In the meantime, I’ve been able to have a little vacation from the stresses of home renovation.  Ha, just kidding!  There is no such thing. Sometimes I don’t even realize how much this renovation is affecting my life. Perhaps most disconcerting, I’ve gotten “Renovation Tummy.”  While attempting unsuccessfully to put on my “good” jeans this weekend—I nearly tried the lay-on-the-bed-zip-up maneuver before giving up—I realized that my typical five-to-ten winter pounds had converted themselves into “The New Cabinets Are Going to Cost What” pounds.  Also known as “Oh God My Upstairs Window is Leaking And That Was Not in the Renovation Budget” pounds.  I worry that “Your Entire Electrical System Needs Upgrading” elastic-waist pants are in my future.

Stress is a constant factor, since lighting hundred dollar bills on fire was not a hobby of mine before I bought this house. Everything always costs more than I’d planned, and for the sake of refinancing sooner rather than later, I’ve done my projects pretty close together. My coworkers have gotten used to seeing me in a panic, fanning myself with a post-it pad and trying not to hyperventilate over the two grand I just spent on kitchen counters. I do a lot of “focusing techniques” that usually involve convincing myself that peanut butter and jelly sandwiches for every meal are tasty and good for you, too! 
(Stress example #8930: I’m writing this column at home, after taking off work two hours early to meet a contractor, who is now more than an hour late and, my gut tells me, isn’t going to show—or even call.)

But this renovation has had at least one positive effect.
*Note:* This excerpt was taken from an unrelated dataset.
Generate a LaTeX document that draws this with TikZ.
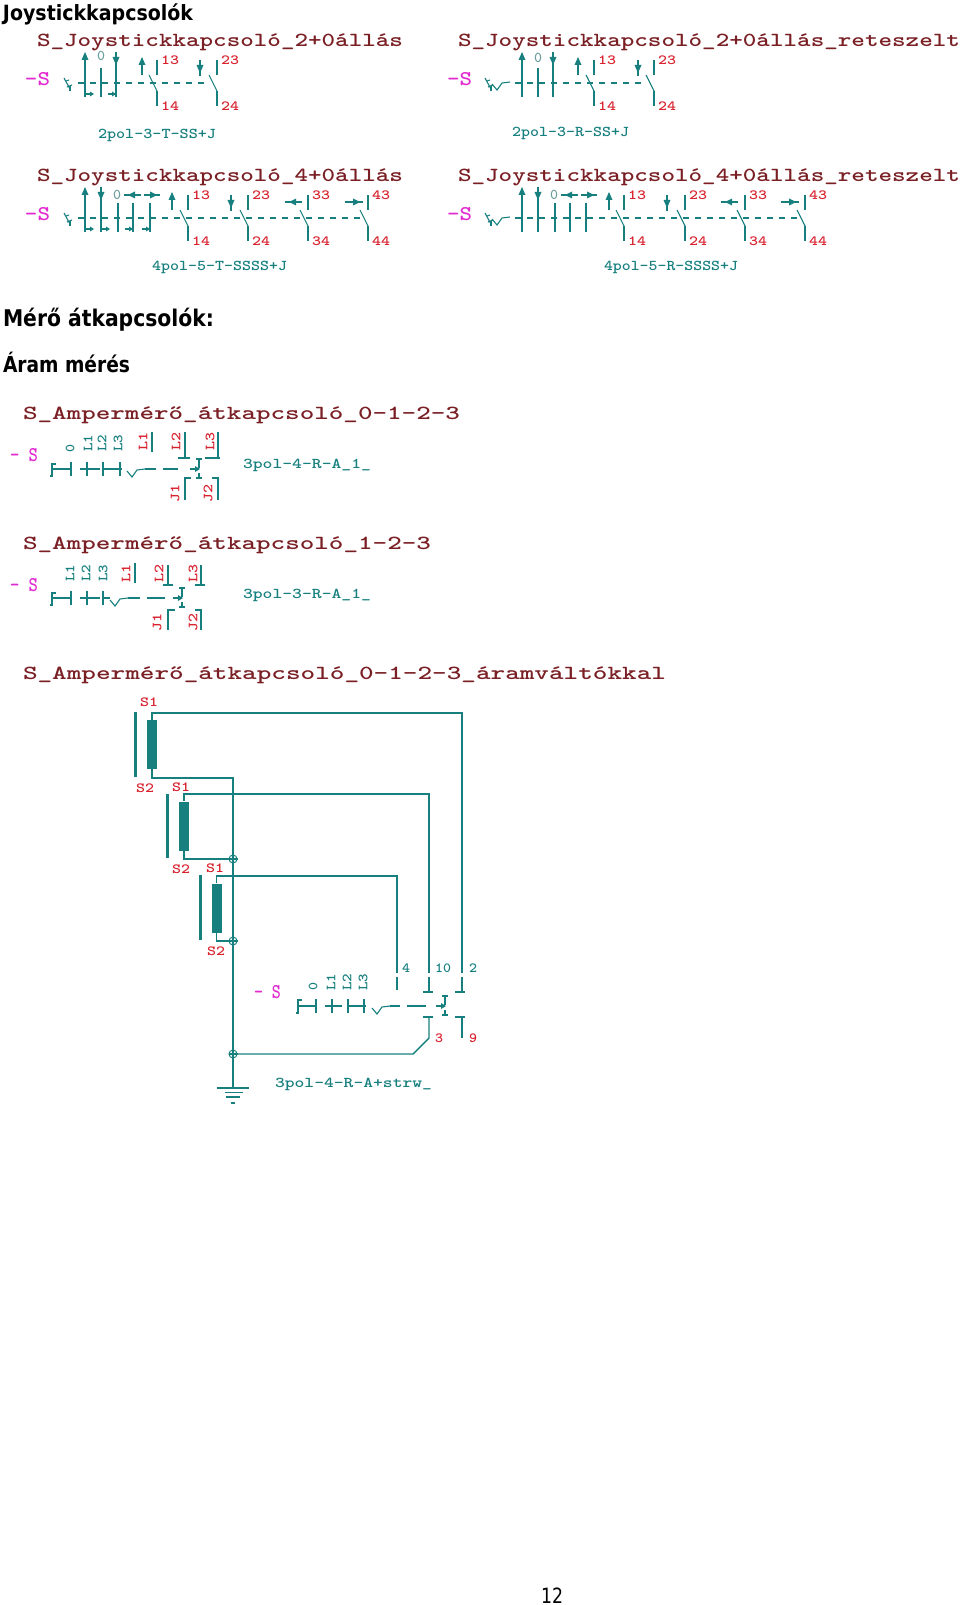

Like every other stupid young person, I spent a few years racking up unnecessary credit card debt.  After I finished law school, I was slowly paying down my cards (they were nearly squashed by the time I closed on the house), but I could have done it much faster—I just didn’t care enough. Now that I’m faced with the responsibility of owning a house—of budgeting for tens of thousands of dollars for the renovation, all the while watching people across the country get laid off and foreclosed upon—I’ve had a major wake-up call. 

I’m seriously motivated to renovate this house with minimal debt to deal with afterwards. If it means learning to identify and cut back on all the unnecessary purchases I used to make—like not replacing the iPod I just lost (ugh), not eating out for lunch every single day—then I’ll be better off for it in the end.  Learning to manage money is something I’ll keep with me long after the kitchen counters are installed.

Now, if I could just get motivated to burn off the stress with an exhilarating run on the treadmill rather than a tasty pint of Ben & Jerry’s and my latest Netflix, I’d be all set!